Sette anni dopo l’inizio della tragica guerra civile (QUI IL BILANCIO), tutta la Siria – in un completo ribaltamento storico – si fronteggia nella Ghouta orientale. L’antica oasi a est della capitale, sotto assedio delle forze governative dal 2013 ed estremo baluardo dell’opposizione al regime, è l’ultimo fronte ancora aperto ad eccezione da quello turco-curdo di Afrin e della indomabile provincia di Idlib, divenuto rifugio di tutte le diverse opposizioni ad Assad.
Oggi dalla Ghouta orientale sono fuggiti almeno 20mila i civili. L’esodo è avvenuto attraverso un corridoio umanitario dalla città di Hamuriya, al centro della Ghouta. È il più grande spostamento di persone da quando il 18 febbraio scorso le truppe governative hanno lanciato il loro assalto finale all’enclave ribelle provocando circa 1.200 morti.
Nell’«oasi» di Damasco si scontrano per procura tutte le potenze regionali, Turchia compresa. I servizi di intelligence di Ankara, ha infatti dichiarato un portavoce del presidente turco Erdogan, sono al lavoro per rimuovere dalla Ghouta i miliziani jihadisti di al-Nusra e di altre formazioni, stimati tra «300 e 1.000 unità».
Se la Turchia rivendica una presenza nella battaglia nella zona ribelle a est di Damasco, oggi il portavoce di Erdogan ha pure dichiarato che «più del 70%» della regione di Afrin è stata «messa in sicurezza» con l’operazione “Ramoscello d’ulivo” delle Forze Armate turche e dei ribelli siriani alleati. Ankara auspica che «molto presto» il centro della città di Afrin – capoluogo dell’omonima enclave curdo-siriana – sia «liberato» dalla presenza dei «terroristi»: così il governo turco definisce le milizie curde dell’Ypg.

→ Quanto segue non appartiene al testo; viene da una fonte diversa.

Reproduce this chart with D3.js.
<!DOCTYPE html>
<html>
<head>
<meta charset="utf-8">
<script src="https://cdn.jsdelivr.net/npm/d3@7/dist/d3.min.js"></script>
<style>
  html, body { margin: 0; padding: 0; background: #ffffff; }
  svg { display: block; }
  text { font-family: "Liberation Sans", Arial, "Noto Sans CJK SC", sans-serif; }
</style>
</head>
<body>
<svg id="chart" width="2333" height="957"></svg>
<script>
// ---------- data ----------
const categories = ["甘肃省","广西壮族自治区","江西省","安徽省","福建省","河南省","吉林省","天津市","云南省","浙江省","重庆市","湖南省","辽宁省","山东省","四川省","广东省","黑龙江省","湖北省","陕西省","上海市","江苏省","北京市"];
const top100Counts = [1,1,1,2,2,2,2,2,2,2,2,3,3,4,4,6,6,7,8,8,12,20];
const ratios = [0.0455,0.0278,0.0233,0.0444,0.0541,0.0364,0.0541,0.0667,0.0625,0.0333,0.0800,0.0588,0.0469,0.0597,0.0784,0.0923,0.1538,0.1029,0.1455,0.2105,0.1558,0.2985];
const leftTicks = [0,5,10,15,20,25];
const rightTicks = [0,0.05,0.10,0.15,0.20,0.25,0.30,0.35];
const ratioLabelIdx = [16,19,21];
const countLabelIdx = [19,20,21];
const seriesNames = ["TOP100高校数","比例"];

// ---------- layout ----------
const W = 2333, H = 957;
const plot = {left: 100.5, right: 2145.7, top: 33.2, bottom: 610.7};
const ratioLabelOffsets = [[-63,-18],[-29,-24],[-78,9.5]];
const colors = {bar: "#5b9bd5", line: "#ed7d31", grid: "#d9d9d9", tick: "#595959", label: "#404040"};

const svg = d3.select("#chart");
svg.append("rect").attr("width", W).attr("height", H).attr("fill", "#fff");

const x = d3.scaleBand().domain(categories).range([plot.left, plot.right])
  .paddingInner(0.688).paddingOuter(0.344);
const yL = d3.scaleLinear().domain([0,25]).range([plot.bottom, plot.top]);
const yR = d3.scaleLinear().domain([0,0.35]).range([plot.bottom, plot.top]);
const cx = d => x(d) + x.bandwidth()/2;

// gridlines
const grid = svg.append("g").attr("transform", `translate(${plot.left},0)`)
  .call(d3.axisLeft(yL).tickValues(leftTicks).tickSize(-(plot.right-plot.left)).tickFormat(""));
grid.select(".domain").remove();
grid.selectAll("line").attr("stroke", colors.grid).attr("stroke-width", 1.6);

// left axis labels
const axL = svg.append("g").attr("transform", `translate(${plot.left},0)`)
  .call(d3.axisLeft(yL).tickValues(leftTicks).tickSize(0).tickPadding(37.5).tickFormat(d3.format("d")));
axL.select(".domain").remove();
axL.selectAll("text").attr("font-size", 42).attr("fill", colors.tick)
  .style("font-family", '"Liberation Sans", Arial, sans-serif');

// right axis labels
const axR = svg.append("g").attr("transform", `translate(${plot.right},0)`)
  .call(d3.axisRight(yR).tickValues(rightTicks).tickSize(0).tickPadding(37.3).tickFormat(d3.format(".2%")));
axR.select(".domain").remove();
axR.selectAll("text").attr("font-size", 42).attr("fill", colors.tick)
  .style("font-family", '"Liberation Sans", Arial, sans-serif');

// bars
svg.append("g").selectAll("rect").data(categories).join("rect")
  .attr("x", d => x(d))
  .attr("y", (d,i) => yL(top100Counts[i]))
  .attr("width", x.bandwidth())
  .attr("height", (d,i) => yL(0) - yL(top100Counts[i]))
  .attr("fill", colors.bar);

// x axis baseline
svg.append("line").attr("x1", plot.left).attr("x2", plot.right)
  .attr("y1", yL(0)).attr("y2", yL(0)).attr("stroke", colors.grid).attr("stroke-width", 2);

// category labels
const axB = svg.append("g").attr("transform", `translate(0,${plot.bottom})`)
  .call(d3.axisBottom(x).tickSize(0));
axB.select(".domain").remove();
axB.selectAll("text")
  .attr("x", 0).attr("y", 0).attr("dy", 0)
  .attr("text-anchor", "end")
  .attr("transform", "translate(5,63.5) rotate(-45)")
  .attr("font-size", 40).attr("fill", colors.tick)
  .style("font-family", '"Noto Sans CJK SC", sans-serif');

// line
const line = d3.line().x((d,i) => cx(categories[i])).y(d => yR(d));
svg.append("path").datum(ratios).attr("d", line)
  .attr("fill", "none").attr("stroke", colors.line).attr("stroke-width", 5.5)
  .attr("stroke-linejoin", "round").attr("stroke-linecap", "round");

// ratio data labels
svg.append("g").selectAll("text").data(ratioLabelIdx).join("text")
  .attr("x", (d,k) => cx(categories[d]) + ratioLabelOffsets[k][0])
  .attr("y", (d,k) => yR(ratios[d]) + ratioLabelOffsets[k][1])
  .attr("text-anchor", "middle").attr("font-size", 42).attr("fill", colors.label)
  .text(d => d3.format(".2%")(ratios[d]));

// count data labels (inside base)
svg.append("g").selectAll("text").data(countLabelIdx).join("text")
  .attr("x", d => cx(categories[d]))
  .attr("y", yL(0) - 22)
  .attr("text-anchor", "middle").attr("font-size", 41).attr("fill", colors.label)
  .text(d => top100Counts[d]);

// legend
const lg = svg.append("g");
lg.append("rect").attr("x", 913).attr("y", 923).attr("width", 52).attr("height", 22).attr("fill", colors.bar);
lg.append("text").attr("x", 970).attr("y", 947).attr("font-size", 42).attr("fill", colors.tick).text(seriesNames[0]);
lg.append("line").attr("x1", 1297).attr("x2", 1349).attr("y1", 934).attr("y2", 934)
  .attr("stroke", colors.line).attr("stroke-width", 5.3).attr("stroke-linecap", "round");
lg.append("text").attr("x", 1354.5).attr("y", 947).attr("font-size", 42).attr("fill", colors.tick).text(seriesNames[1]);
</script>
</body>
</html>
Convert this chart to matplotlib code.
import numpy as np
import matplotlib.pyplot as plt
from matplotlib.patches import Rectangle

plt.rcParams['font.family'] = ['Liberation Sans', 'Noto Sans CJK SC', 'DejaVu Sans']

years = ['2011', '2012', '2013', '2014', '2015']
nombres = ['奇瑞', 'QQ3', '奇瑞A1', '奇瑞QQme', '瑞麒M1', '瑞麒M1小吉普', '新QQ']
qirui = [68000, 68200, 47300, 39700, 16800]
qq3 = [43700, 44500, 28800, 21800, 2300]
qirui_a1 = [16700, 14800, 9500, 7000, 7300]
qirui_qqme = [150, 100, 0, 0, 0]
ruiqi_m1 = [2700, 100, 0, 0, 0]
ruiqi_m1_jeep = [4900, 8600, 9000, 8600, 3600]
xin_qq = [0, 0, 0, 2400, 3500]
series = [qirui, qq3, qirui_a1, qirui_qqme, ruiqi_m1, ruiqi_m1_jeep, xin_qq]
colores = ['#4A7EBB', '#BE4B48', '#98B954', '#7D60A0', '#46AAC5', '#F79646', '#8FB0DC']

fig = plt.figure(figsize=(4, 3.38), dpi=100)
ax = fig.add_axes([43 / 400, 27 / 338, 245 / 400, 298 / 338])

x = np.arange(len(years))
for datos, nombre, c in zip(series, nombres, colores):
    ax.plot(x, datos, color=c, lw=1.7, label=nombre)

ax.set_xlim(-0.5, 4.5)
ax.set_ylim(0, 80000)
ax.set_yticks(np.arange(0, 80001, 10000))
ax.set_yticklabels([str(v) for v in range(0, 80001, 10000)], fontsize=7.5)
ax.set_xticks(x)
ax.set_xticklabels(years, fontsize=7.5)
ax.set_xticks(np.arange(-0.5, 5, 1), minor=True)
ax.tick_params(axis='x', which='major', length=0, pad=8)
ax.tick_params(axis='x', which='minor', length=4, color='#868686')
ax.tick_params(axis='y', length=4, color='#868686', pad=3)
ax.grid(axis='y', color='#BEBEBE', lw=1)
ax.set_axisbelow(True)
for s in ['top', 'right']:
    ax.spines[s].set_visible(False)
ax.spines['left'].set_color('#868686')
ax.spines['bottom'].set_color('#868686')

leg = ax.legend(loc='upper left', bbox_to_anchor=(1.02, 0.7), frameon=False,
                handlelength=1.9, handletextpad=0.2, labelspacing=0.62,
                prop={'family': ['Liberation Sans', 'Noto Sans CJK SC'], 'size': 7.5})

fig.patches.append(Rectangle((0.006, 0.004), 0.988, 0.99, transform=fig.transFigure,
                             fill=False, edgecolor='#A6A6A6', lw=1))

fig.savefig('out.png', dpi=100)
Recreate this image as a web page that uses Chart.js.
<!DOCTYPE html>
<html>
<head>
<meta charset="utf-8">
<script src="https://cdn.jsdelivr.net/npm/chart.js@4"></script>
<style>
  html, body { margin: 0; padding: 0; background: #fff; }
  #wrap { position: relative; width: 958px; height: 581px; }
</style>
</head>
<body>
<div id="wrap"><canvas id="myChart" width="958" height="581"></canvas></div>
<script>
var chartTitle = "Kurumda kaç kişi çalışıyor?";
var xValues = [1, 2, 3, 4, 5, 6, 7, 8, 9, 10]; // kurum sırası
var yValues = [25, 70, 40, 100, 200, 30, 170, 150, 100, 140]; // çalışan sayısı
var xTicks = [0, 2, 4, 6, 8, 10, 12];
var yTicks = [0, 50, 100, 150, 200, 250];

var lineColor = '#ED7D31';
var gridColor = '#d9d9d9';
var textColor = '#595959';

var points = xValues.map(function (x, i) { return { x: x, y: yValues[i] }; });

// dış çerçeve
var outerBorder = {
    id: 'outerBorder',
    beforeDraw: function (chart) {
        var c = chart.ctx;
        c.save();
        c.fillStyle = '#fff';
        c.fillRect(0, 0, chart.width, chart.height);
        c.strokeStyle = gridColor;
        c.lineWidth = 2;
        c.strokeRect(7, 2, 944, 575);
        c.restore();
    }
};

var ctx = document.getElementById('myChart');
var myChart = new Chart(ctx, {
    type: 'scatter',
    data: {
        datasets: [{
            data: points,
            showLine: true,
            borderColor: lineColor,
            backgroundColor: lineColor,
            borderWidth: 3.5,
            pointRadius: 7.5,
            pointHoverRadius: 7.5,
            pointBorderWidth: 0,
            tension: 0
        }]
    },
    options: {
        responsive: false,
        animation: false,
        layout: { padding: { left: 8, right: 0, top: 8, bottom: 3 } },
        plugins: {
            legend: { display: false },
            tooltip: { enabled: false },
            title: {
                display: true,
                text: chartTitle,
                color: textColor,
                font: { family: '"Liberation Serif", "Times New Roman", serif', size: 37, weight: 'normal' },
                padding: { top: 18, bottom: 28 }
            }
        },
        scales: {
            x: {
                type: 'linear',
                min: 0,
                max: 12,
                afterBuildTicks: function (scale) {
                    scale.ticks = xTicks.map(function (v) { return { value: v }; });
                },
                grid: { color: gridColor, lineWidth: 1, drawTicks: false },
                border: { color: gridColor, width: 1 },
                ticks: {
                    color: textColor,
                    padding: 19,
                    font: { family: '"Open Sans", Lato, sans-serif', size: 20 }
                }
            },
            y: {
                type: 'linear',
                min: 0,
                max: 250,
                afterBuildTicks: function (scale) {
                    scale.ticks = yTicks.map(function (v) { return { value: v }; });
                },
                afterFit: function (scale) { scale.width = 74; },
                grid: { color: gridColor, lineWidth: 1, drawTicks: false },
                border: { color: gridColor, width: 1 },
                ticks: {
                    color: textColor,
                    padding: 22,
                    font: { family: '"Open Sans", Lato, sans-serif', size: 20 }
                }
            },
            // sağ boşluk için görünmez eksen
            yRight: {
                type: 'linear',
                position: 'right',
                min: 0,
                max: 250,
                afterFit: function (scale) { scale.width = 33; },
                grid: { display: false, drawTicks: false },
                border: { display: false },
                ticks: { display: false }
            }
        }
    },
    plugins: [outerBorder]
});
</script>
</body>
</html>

Nelle ultime 24 ore, riferisce sempre l’Osservatorio siriano, sono oltre 30mila i civili sono scappati dalla città di Afrin per sfuggire ai bombardamenti sulla città. L’operazione di Ankara ha sinora «neutralizzato» (uciso, ferito o arrestato) 3.524 «terroristi». Ma Recep Tayyip Erdogan, ha dichiarato che l’operazione attualmente condotta ad Afrin sarà poi estesa ad altre città chiave controllate dai curdi procedendo verso la frontiera con l’Iraq.